Anche in questo caso i suoi livelli spesso sono associati a varie malattie (autoimmuni, cardiovascolari, tumori) e spesso viene misurata in pazienti con diabete e altri fattori di rischio cardiovascolare.
Oltre all’IL-6 si possono misurare i livelli plasmatici di altre citochine infiammatorie, come il TNF e la IL-1β.
Trattandosi però di misurazioni molto costose, esse non trovano un utilizzo frequente nella pratica clinica.
Da considerare anche la recente introduzione di test che misurano i livelli salivari di queste citochine, ma ad oggi, mancano ancora dati da studi clinici su casistiche importanti.

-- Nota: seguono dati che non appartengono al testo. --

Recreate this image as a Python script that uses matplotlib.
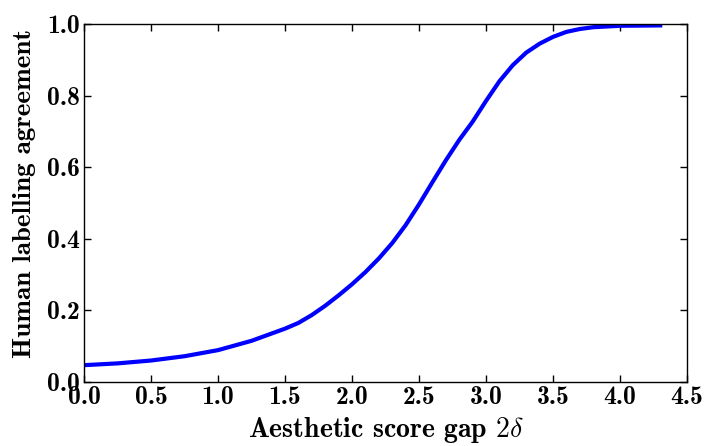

Oggi è possibile considerare l’indagine genetica attraverso la ricerca di specifici polimorfismi genetici.
È possibile ricercare quelli che codificano, per esempio, per la già citata IL-6, per l’IL-10, il TNF e la IL-1β.
Io ad esempio utilizzo spesso questa metodica di ricerca per i miei pazienti e penso che nel prossimo futuro potrebbero diventare esami di routine.
Inoltre, la ricerca dei polimorfismi genetici rappresenta l’esame più indicato in un contesto di prevenzione primaria.
Come si può vedere, non esistono dei veri e propri esami biochimici specifici che ci permettono di
diagnosticare con certezza un quadro di infiammazione sistemica cronica di basso grado.
In questo caso, sarà importante incrociare i dati anamnestici con la ricerca di opportuni markers.
Ovviamente un medico esperto, disponendo di tutti questi dati, potrà porre una diagnosi con un elevato grado di accuratezza e indicare la terapia più opportuna per quello specifico caso clinico.